Repeated delays, extensions and timeline shifts have ballooned costs from an initial estimate of $533 million in 2003 (with a projected completion date of 2010) to just under $2 billion and a 36-year timeline. Zea said WCI doesn’t even start the “project clock” from the authorization date, since it could be years between a project’s authorization and its first funding. Those delays are on Congress, not the Corps.
But even after all allowances are made for Congress’ part in these delays and cost overruns, Zea was scathing about the failures. He told the audience of businesspeople, “If you ran your businesses the way these projects are being run, you would all go bankrupt and be out of a job.” His listeners included marine industry contractors, towboat operators and dredging employees—all of whom regularly do business with the Corps and depend on its contracts.
Zea said he’s not interested in assigning blame.

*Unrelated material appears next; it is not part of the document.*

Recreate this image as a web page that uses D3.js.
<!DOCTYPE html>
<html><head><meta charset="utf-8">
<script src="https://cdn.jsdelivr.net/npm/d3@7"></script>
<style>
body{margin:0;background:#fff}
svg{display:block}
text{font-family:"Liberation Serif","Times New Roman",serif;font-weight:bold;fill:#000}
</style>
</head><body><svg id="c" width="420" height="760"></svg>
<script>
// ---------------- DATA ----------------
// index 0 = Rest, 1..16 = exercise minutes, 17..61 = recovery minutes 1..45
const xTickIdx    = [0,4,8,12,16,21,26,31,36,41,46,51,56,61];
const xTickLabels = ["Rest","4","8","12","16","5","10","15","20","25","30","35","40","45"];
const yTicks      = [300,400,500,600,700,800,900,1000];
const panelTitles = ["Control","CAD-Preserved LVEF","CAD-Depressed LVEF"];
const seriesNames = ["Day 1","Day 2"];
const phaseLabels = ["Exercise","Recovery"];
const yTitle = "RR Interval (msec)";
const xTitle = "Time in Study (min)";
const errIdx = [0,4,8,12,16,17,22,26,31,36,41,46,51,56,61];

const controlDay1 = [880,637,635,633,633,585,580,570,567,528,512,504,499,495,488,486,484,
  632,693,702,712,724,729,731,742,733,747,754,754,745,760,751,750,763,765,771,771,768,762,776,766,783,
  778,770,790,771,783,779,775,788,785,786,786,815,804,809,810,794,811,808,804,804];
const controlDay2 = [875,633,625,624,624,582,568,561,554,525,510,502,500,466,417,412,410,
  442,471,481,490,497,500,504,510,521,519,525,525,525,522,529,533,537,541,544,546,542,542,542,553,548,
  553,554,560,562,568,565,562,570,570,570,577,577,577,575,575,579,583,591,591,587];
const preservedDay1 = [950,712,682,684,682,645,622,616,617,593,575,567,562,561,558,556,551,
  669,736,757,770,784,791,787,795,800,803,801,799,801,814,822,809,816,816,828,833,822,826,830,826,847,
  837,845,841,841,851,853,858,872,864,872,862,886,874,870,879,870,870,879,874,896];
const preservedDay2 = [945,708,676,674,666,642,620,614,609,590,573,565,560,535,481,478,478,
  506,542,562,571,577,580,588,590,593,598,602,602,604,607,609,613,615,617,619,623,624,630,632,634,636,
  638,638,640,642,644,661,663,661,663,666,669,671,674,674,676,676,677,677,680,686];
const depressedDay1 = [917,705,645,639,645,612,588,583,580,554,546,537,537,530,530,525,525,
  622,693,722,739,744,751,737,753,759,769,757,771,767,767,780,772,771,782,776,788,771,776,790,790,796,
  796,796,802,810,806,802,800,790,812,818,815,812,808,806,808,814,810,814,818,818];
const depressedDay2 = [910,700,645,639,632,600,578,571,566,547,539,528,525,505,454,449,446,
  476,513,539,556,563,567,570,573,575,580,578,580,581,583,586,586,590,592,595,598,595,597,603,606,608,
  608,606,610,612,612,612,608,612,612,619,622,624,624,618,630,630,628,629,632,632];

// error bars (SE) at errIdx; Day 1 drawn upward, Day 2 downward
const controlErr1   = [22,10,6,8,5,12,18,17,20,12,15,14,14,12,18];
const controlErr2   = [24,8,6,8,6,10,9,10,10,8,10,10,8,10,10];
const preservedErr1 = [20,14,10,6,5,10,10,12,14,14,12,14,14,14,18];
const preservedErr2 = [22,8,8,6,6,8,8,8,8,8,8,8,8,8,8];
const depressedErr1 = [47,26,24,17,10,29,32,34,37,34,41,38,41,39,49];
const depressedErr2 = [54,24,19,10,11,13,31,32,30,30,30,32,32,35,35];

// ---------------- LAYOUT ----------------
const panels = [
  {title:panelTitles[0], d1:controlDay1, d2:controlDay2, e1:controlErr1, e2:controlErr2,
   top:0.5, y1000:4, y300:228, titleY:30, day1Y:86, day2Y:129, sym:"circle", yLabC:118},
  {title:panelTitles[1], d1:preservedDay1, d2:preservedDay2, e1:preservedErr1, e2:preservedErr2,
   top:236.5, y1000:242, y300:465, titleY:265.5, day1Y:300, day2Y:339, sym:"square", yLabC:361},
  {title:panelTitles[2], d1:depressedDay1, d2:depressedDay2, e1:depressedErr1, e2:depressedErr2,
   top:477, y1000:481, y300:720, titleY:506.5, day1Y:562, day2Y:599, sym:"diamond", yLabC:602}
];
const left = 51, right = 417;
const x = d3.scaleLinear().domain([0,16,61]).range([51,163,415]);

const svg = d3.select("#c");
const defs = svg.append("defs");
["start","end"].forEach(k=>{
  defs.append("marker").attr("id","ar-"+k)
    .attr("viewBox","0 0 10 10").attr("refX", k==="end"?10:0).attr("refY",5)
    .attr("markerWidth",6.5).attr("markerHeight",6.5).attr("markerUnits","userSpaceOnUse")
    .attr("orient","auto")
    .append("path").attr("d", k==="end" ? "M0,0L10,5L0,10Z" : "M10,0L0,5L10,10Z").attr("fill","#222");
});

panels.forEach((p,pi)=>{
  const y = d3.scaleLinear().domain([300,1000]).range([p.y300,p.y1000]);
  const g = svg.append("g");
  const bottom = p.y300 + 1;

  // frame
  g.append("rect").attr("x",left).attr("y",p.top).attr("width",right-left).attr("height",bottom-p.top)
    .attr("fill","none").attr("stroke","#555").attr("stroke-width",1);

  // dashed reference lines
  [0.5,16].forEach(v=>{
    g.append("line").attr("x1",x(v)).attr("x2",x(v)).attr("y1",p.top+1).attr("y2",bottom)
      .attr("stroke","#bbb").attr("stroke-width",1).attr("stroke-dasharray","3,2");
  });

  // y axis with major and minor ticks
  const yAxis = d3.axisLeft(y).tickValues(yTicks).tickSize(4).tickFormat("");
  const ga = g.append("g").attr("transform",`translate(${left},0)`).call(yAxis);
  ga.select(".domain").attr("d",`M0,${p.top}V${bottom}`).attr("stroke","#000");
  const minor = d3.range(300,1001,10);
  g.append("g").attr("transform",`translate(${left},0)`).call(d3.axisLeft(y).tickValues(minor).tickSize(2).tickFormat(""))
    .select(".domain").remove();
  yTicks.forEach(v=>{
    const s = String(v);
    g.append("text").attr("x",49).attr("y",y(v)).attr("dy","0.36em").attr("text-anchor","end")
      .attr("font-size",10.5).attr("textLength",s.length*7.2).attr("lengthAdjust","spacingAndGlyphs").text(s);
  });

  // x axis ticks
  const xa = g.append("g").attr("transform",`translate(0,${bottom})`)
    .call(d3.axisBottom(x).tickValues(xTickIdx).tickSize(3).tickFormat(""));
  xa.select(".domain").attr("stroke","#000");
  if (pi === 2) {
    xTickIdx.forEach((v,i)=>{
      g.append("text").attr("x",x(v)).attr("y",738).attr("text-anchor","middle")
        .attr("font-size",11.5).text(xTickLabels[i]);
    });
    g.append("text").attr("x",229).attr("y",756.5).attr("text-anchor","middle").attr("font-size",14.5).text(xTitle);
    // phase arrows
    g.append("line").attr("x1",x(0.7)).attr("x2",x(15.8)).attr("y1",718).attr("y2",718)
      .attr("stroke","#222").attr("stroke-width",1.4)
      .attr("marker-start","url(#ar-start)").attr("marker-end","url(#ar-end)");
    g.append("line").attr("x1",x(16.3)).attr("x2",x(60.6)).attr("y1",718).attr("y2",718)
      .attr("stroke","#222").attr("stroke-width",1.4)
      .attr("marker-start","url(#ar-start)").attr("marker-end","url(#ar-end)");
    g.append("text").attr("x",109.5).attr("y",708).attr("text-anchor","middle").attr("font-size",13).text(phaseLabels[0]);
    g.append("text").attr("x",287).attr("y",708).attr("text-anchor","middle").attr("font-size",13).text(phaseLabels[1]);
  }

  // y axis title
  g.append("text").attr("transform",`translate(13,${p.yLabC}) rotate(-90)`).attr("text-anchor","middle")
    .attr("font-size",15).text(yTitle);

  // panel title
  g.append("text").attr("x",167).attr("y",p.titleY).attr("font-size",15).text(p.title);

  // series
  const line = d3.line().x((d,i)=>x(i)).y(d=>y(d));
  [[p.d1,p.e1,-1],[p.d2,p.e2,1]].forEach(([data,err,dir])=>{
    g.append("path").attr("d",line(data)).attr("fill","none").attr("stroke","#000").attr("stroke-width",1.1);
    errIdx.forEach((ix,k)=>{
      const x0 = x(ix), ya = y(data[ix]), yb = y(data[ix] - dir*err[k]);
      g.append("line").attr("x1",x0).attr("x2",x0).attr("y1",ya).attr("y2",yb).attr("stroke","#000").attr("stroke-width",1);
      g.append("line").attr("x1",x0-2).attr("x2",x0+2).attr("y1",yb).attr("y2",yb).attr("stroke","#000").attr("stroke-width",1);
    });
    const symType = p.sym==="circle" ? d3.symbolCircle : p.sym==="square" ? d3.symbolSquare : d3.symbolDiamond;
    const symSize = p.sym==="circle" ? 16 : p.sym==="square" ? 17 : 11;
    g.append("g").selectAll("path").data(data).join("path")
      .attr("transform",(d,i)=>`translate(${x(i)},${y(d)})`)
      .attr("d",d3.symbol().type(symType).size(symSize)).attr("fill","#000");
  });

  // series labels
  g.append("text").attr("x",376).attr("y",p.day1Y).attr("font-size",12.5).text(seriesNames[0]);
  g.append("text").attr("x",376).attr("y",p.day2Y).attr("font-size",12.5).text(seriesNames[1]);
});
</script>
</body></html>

Instead, he wants to see action.
“We can’t keep taking 36 years to build a single lock and dam,” he said. “Something has to change.”
Zea said the maritime industry, which depends on reliable and efficient waterway infrastructure, would argue that it would be irresponsible not to identify ways to improve project delivery dates and cost overruns, even if that means fundamental changes to how the Corps of Engineers manages construction projects.

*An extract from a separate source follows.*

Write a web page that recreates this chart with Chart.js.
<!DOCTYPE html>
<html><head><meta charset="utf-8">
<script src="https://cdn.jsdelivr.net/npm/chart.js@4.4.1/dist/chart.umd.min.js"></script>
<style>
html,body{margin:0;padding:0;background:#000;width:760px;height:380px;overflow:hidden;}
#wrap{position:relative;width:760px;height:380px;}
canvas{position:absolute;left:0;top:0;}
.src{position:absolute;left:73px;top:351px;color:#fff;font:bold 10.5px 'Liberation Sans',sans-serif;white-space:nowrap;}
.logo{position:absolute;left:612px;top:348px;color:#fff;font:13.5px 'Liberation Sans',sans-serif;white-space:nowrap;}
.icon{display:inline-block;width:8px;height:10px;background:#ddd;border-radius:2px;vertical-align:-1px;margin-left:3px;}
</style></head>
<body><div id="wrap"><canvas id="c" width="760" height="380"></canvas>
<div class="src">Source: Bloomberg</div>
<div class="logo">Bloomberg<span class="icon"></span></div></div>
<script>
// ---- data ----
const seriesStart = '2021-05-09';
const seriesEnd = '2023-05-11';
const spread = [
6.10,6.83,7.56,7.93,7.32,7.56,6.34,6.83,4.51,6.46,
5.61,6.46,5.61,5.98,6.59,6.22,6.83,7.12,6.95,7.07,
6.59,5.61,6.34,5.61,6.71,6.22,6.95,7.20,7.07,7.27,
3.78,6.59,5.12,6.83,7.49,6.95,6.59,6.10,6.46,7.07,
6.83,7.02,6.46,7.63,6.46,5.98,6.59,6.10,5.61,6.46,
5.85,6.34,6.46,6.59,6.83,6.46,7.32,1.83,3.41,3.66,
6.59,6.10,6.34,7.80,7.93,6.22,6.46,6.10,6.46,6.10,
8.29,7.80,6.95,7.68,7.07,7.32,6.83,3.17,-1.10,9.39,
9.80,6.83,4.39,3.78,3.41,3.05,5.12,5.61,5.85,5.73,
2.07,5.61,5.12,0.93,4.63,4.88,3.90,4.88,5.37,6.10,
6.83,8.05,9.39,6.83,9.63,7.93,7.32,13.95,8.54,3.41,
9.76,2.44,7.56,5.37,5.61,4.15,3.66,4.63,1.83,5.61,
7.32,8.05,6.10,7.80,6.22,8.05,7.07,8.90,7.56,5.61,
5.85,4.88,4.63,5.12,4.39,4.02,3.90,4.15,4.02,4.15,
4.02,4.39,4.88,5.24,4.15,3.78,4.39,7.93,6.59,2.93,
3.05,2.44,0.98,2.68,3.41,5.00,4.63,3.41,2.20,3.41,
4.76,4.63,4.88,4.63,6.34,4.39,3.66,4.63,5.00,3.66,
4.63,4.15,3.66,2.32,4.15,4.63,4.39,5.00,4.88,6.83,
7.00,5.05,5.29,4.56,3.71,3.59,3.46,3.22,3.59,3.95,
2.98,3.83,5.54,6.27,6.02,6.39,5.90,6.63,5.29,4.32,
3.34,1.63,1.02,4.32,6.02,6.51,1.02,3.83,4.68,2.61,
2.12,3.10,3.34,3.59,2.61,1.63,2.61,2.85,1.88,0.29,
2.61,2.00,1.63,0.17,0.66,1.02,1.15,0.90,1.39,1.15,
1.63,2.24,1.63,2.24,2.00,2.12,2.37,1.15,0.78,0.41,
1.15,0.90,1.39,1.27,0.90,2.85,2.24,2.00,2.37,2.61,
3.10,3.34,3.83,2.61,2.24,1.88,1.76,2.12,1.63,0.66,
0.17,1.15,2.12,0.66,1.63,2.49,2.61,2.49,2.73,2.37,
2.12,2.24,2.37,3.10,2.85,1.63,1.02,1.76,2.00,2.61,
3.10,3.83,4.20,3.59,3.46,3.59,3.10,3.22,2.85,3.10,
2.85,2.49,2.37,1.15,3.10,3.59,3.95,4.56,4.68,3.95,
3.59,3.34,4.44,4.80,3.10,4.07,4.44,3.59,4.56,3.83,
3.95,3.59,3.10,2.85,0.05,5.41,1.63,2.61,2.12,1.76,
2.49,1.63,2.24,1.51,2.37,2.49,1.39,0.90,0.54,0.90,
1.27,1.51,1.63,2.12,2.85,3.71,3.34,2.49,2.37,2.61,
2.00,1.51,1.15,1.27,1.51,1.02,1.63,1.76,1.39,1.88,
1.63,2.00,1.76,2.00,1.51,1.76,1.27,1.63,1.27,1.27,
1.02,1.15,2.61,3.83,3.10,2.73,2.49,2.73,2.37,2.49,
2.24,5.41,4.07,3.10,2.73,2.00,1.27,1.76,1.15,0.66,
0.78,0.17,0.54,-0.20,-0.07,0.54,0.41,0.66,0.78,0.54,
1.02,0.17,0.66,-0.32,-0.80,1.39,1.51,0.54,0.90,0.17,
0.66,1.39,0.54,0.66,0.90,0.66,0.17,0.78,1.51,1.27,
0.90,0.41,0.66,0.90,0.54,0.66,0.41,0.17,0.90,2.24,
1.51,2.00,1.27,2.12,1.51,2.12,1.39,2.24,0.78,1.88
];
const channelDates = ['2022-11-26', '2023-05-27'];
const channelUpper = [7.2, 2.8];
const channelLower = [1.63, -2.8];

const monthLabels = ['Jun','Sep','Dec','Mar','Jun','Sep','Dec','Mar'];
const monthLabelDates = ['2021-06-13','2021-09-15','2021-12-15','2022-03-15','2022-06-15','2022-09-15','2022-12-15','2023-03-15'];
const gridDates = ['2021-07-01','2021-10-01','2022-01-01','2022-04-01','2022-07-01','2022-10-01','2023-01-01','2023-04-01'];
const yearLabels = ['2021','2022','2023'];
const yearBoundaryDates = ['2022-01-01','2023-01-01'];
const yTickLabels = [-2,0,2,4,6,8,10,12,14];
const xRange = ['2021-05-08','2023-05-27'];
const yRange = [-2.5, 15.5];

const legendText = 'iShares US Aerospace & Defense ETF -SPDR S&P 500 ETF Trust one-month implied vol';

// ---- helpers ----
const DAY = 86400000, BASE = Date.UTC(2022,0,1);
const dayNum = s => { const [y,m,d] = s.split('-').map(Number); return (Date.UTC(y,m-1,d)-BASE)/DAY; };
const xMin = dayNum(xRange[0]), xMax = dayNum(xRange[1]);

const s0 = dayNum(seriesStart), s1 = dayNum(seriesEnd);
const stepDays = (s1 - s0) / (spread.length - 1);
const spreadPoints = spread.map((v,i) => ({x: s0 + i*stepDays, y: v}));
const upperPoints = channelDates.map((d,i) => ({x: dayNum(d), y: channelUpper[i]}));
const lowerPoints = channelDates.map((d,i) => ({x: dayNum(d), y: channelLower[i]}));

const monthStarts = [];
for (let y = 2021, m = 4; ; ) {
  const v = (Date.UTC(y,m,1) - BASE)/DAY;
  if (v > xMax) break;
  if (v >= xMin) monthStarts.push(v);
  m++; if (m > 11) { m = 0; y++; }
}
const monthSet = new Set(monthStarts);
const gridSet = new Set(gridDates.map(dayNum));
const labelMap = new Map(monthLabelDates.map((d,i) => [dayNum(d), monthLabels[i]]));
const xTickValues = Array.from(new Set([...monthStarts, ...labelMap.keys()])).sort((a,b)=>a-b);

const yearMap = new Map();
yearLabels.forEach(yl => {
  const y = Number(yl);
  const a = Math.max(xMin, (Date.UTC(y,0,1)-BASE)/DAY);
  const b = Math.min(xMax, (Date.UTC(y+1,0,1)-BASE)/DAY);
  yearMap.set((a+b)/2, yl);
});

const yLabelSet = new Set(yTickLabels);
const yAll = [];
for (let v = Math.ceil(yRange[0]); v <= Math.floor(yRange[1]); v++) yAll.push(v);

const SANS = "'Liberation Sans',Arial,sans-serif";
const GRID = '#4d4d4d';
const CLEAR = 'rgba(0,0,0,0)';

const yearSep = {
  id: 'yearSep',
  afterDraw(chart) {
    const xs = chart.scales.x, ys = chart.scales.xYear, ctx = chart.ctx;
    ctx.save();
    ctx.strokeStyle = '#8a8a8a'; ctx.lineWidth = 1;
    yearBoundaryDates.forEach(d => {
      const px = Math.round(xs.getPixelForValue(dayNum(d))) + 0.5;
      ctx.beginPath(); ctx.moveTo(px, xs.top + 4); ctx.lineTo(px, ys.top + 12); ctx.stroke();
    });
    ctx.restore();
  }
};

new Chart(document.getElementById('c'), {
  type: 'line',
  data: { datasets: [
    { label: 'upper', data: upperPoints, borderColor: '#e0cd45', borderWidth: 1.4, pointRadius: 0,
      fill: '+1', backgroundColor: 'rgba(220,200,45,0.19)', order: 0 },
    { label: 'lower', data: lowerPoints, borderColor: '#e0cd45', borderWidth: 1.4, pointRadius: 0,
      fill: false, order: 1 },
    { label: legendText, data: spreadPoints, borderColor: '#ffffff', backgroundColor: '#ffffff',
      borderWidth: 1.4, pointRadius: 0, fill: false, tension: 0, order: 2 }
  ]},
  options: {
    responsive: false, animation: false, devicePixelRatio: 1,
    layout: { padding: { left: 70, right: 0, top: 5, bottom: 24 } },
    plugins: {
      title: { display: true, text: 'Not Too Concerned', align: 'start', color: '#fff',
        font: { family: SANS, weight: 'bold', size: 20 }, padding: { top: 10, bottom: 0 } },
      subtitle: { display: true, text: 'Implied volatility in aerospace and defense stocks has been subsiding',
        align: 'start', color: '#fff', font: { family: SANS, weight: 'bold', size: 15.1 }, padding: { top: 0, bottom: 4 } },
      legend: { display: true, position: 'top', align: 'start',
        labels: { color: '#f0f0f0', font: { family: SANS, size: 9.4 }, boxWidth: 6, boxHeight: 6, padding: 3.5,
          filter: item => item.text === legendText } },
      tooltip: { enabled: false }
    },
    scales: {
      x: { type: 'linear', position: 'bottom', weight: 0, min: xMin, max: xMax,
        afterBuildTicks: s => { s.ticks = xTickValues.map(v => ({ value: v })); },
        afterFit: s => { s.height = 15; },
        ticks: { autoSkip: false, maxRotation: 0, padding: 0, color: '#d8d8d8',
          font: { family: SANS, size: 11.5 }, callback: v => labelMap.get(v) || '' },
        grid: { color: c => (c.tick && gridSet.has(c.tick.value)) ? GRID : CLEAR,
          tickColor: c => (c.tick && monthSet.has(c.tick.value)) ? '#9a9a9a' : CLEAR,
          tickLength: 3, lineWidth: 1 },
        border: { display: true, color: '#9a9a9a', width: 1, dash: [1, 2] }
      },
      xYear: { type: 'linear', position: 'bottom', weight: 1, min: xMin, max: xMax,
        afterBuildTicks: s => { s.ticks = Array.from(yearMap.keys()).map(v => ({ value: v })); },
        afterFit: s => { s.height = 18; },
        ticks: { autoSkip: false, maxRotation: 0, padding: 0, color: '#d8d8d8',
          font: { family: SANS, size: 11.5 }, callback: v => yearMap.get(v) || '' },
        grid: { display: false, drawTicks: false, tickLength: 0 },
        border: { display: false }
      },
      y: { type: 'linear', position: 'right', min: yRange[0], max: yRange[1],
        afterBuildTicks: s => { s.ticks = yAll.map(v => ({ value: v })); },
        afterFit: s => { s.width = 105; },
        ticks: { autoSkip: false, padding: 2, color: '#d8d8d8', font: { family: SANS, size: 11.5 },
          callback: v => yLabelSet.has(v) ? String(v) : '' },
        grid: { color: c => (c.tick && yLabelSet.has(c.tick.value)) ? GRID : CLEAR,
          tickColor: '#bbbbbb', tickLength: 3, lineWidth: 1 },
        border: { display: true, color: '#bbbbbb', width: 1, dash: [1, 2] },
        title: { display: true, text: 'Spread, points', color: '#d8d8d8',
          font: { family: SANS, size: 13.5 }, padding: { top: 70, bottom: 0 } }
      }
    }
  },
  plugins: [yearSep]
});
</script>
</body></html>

Not all Corps projects take as long or cost as much over initial estimates as Kentucky Lock. Zea pointed out that the Corps recently changed its policies so that no construction can begin on a project until the design work is 100 percent complete. (The lack of completed design work on Kentucky Lock is a contributing factor to the cost overruns.) That’s progress, even if it should have taken place sooner. Zea sardonically counted one Corps project that will cost “only” 80 percent over initial estimates as a “win,” given the way many other Corps projects unfold.
In his first term, President Donald Trump reportedly considered changing or reassigning some of the Corps’ missions to other agencies. We don’t know if that’s the answer, but Zea is right that there must be a fundamental change in how waterways infrastructure is designed, built and maintained. If that means new laws or executive action, then so be it.